Sha Zukang, der in den 1990er Jahren chinesischer Botschafter für Abrüstungsfragen bei den Vereinten Nationen in Genf war und jetzt im Ruhestand ist, sagte auch, es sei nur “eine Frage der Zeit”, bis China einem Rüstungskontrollpakt mit den USA und Russland beitrete, aber das hänge von den amerikanischen Fortschritten bei der Reduzierung der Atomwaffen ab.
Diese Äußerungen machte er letzte Woche auf einer Konferenz in Peking anlässlich des 20-jährigen Bestehens der Chinesischen Vereinigung für Rüstungskontrolle und Abrüstung.

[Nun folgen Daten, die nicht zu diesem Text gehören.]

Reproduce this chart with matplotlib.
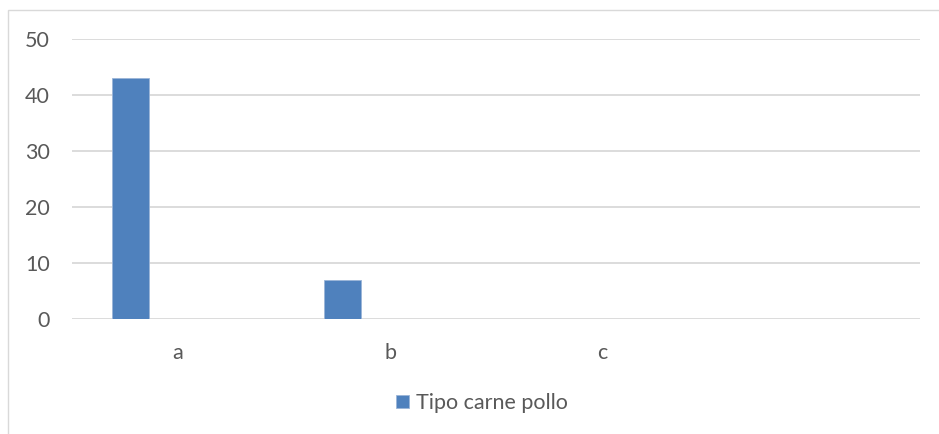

Laut einer am Mittwoch veröffentlichten Mitschrift seiner Rede sagte Sha, China habe mit seinem Versprechen, zu keinem Zeitpunkt und unter keinen Umständen als erstes Land Atomwaffen einzusetzen, eine “moralische Vorreiterrolle” eingenommen, als es 1964 erstmals über nukleare Fähigkeiten verfügte.
Nun sei es aber an der Zeit, diese Politik zu verfeinern, um der zunehmenden militärischen Präsenz der USA in der Region zu begegnen, da die Vereinigten Staaten China als großen Rivalen oder sogar als Gegner betrachten…
China sollte sein “No First Use”-Versprechen für die meisten nuklearen und nicht-nuklearen Staaten beibehalten, sagte Sha. Aber die bedingungslose Politik “kann nicht für die USA gelten, es sei denn, China und die USA verhandeln ein gegenseitiges Einvernehmen über den Verzicht auf den Ersteinsatz von Atomwaffen oder die USA hören auf, negative Maßnahmen zu ergreifen, die die Effektivität von Chinas strategischen Kräften untergraben”.
(…) „In den letzten Jahren haben die USA die Beschränkungen für die Entwicklung von Raketen in Ländern wie Südkorea weiter gelockert, die in Japan und Südkorea stationierten Raketenabwehrsysteme aufgerüstet, die Waffenverkäufe an Taiwan erhöht und Pläne für die Stationierung landgestützter Mittelstreckenraketen in unserer Nachbarschaft ausgearbeitet, was das Militärbündnis um uns herum gestärkt und die strategische Eindämmung Chinas erhöht hat”, sagte Sha…
Sha forderte Peking außerdem auf, in den multilateralen Verhandlungen über die Atomabkommen mit dem Iran und Nordkorea, die nach wie vor festgefahren sind, eine härtere Gangart einzuschlagen, da sich die USA weigern, die Sanktionen gegen beide Länder aufzuheben…
China forderte eine Lockerung der Sanktionen gegen Nordkorea, nachdem das Land 2019 seinen Reaktorkomplex in Yongbyon abgebaut hatte, doch die USA lehnten den Vorschlag ab, weil sie befürchteten, dass dies Pjöngjang weniger Anreize zur Denuklearisierung geben würde.
“Wir sollten nicht nur ein Lippenbekenntnis zu dieser Position [zu Nordkorea] ablegen”, sagte Sha. “Wir können auch ankündigen, dass China Maßnahmen ergreifen wird, wenn die USA die Resolutionen des UN-Sicherheitsrats nicht vollständig und genau umsetzen, denn das ist die einzige Sprache, die die Vereinigten Staaten verstehen.”